It was a March 28 that Virginia Woolf drowned herself.
What a shame. What a shame it was, and what a shame it is, no matter who does it.
Not if they're suffering physically and there's no end in sight; no, when it comes to that, I'm all for suicide, assisted or no.
But when it comes to emotional suffering, mental suffering ... well, I don't know much about those things, I mean when they are severe and long-lasting and leave you unable to cope ... but I do know that emotions are, as my friend Julie pointed out (at a time when I thought powerful emotions meant the thing pondered was of the highest importance), "like the weather; they come and go," and so I believe that emotional experience changes and can improve, so there is always hope.
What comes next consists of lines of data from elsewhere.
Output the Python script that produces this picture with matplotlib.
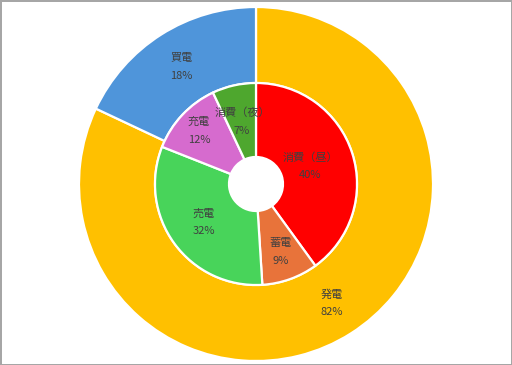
import numpy as np
import matplotlib.pyplot as plt

plt.rcParams['font.family'] = ['Noto Sans CJK JP', 'DejaVu Sans']

# outer ring
outer_labels = ['発電', '買電']
outer_values = [82, 18]
outer_colors = ['#FFC000', '#4F95DA']

# inner ring
inner_labels = ['消費（昼）', '蓄電', '売電', '充電', '消費（夜）']
inner_values = [40, 9, 32, 12, 7]
inner_colors = ['#FF0000', '#E8733A', '#48D45A', '#D66BCE', '#4EA72E']

fig = plt.figure(figsize=(5.12, 3.65), dpi=100)
fig.patch.set_edgecolor('#A6A6A6')
fig.patch.set_linewidth(1.0)
ax = fig.add_axes([0, 0, 1, 1])

cx, cy = 256, 181
r_out, r_in, r_hole = 177, 101, 27
wp = dict(edgecolor='white', linewidth=1.6)

w_out, _ = ax.pie(outer_values, colors=outer_colors, startangle=90, counterclock=False,
                  radius=r_out, center=(cx, cy), wedgeprops=dict(width=r_out - r_in, **wp),
                  frame=True)
w_in, _ = ax.pie(inner_values, colors=inner_colors, startangle=90, counterclock=False,
                 radius=r_in, center=(cx, cy), wedgeprops=dict(width=r_in - r_hole, **wp),
                 frame=True)
ax.set_xlim(0, 512)
ax.set_ylim(0, 365)
ax.set_aspect('equal')
ax.axis('off')

def label(wedges, names, vals, dists):
    for w, n, v, d in zip(wedges, names, vals, dists):
        a = np.deg2rad((w.theta1 + w.theta2) / 2)
        x, y = cx + d * np.cos(a), cy + d * np.sin(a)
        ax.text(x, y + 8.5, n, ha='center', va='center', fontsize=8, color='#404040')
        ax.text(x, y - 9, f'{v}%', ha='center', va='center', fontsize=8, color='#404040')

label(w_out, outer_labels, outer_values, [141, 139])
label(w_in, inner_labels, inner_values, [57, 72, 65, 78, 64])

plt.savefig('out.png', dpi=100)
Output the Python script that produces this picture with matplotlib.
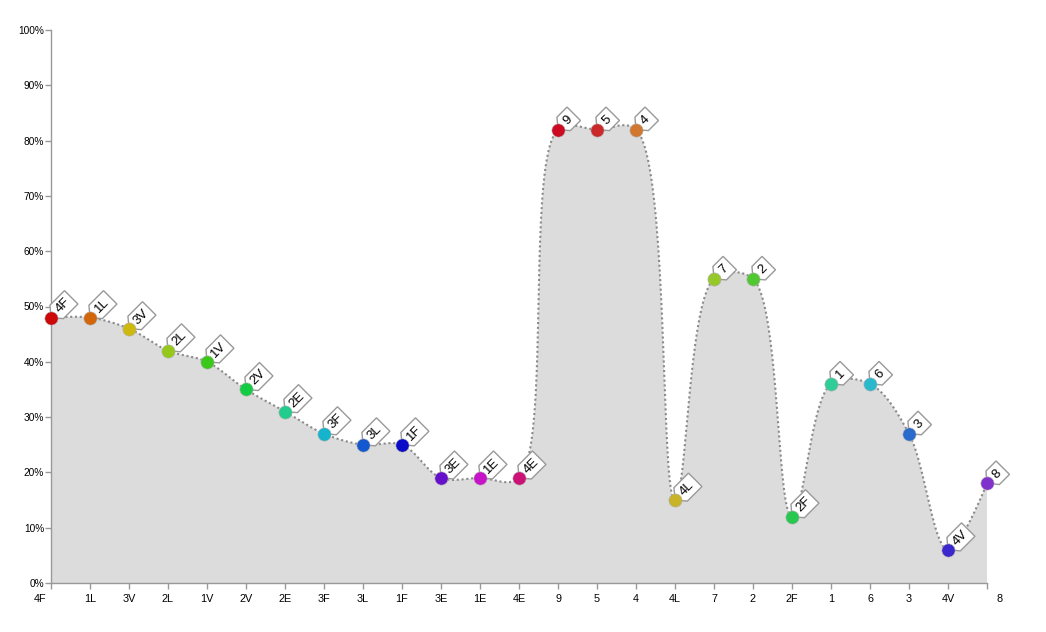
import matplotlib
matplotlib.use("Agg")
import matplotlib.pyplot as plt
import matplotlib.transforms as mtransforms
from matplotlib.patches import Polygon
import numpy as np

plt.rcParams['font.family'] = ['Liberation Sans', 'DejaVu Sans']

# Datos del gráfico
categorias = ['4F', '1L', '3V', '2L', '1V', '2V', '2E', '3F', '3L', '1F', '3E', '1E', '4E',
              '9', '5', '4', '4L', '7', '2', '2F', '1', '6', '3', '4V', '8']
valores = [48, 48, 46, 42, 40, 35, 31, 27, 25, 25, 19, 19, 19,
           82, 82, 82, 15, 55, 55, 12, 36, 36, 27, 6, 18]
colores = ['#cc0808', '#d2660a', '#cdb90f', '#95c81a', '#3ac81a', '#14cc44', '#22cc8c',
           '#14b4cc', '#1458d0', '#0a0ac8', '#6610cc', '#c814c8', '#cc1177', '#cc0a22',
           '#cc2a2a', '#d07830', '#c8b428', '#96c82a', '#50c832', '#28c850', '#30cc99',
           '#2ab8cc', '#2a6acc', '#3a28cc', '#8032cc']
ticks_y = [0, 10, 20, 30, 40, 50, 60, 70, 80, 90, 100]

# escala aproximada en píxeles (para la curva centrípeta)
PX_X = 936 / (len(categorias) - 1)
PX_Y = 553 / 100


# Catmull-Rom centrípeta (alpha=0.5), calculada en píxeles
def curva_catmull(x, y, alpha=0.5, pasos=40):
    p = np.column_stack([np.asarray(x, float) * PX_X, np.asarray(y, float) * PX_Y])
    n = len(p)
    pts = [p[:1]]
    t = np.linspace(0, 1, pasos + 1)[1:, None]
    for i in range(n - 1):
        p1, p2 = p[i], p[i + 1]
        p0 = p[i - 1] if i > 0 else None
        p3 = p[i + 2] if i + 2 < n else None
        d12 = np.sum((p2 - p1) ** 2) ** alpha
        l12_a, l12_2a = np.sqrt(d12), d12
        c1 = p1.copy()
        if p0 is not None:
            d01 = np.sum((p1 - p0) ** 2) ** alpha
            l01_a, l01_2a = np.sqrt(d01), d01
            a = 2 * l01_2a + 3 * l01_a * l12_a + l12_2a
            nn = 3 * l01_a * (l01_a + l12_a)
            c1 = (p1 * a - p0 * l12_2a + p2 * l01_2a) / nn
        c2 = p2.copy()
        if p3 is not None:
            d23 = np.sum((p3 - p2) ** 2) ** alpha
            l23_a, l23_2a = np.sqrt(d23), d23
            b = 2 * l23_2a + 3 * l23_a * l12_a + l12_2a
            mm = 3 * l23_a * (l23_a + l12_a)
            c2 = (p2 * b + p1 * l23_2a - p3 * l12_2a) / mm
        seg = ((1 - t) ** 3 * p1 + 3 * (1 - t) ** 2 * t * c1
               + 3 * (1 - t) * t ** 2 * c2 + t ** 3 * p2)
        pts.append(seg)
    pts = np.vstack(pts)
    return pts[:, 0] / PX_X, pts[:, 1] / PX_Y


fig = plt.figure(figsize=(10.46, 6.32), dpi=100)
ax = fig.add_axes([51 / 1046, 49 / 632, 936 / 1046, 553 / 632])

x = np.arange(len(categorias))
xs, ys = curva_catmull(x, valores)
ax.fill(np.r_[xs, xs[-1], xs[0]], np.r_[ys, 0, 0], color='#dcdcdc', lw=0, zorder=1)
ax.plot(xs, ys, color='#8a8a8a', lw=1.5, ls=(0, (1, 1.3)), zorder=2)

# Etiquetas en forma de banderín
for i, (cat, val, col) in enumerate(zip(categorias, valores, colores)):
    largo = 16 + 6.3 * len(cat)
    w = 9.5
    a = 8
    verts = [(0, 0), (a, w), (largo, w), (largo, -w), (a, -w)]
    tr = (mtransforms.Affine2D().rotate_deg(45)
          + mtransforms.ScaledTranslation(i, val, ax.transData))
    ax.add_patch(Polygon(verts, closed=True, transform=tr, facecolor='white',
                         edgecolor='#999999', lw=1, zorder=3, clip_on=False))
    u = (a + largo) / 2 - 1.5
    ttr = (mtransforms.Affine2D().translate(u * np.cos(np.pi / 4), u * np.sin(np.pi / 4))
           + mtransforms.ScaledTranslation(i, val, ax.transData))
    ax.text(0, 0, cat, transform=ttr, rotation=45, ha='center', va='center',
            rotation_mode='anchor', fontsize=9.5, color='black', zorder=4, clip_on=False)
    ax.plot(i, val, 'o', ms=9.5, color=col, mec='#b0b0b0', mew=0.4, zorder=5, clip_on=False)

ax.set_xlim(0, len(categorias) - 1)
ax.set_ylim(0, 100)
ax.set_xticks(x)
ax.set_xticklabels(categorias, fontsize=7.8)
ax.set_yticks(ticks_y)
ax.set_yticklabels([f'{v}%' for v in ticks_y], fontsize=7.3)

for s in ['top', 'right']:
    ax.spines[s].set_visible(False)
for s in ['left', 'bottom']:
    ax.spines[s].set_color('#999999')
    ax.spines[s].set_linewidth(1)
ax.tick_params(axis='both', colors='#999999', labelcolor='black', length=4, width=1)
ax.tick_params(axis='x', pad=4)
ax.tick_params(axis='y', pad=1)

# Desplazar la primera y última etiqueta del eje x
etiquetas = ax.get_xticklabels()
etiquetas[0].set_transform(etiquetas[0].get_transform() + mtransforms.Affine2D().translate(-11, 0))
etiquetas[-1].set_transform(etiquetas[-1].get_transform() + mtransforms.Affine2D().translate(13, 0))

fig.savefig('out.png', dpi=100)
Mental illness ... another thing I don't know much about. Surely it's closely related to the physical and emotional, but ... the next-to-nothing I've seen of mental illness has only left me well aware it's a condition I can neither influence nor comprehend.
In this fine little suicide-prevention video, the maker imagines what Virginia Woolf might have gone on to do if she hadn't ended her life:
Today is my mom's birthday. She was born the same day, the same year Virginia Woolf died, 1941.
Sometimes I wonder what Mom would have done if she had lived another 10 years, instead of dying at a youthful 64.
Would she have gotten wrinkles?
Would she have begun to forget things?
Would she have developed aches and pains?
Would she have gotten grey hair?
Would she have said to hell with perms?
I wonder what advice and insights she might have offered me these past 10 years and whether I'd have had the sense to see their wisdom and heed it, rather than figuring out much later that I should've and wishing I had.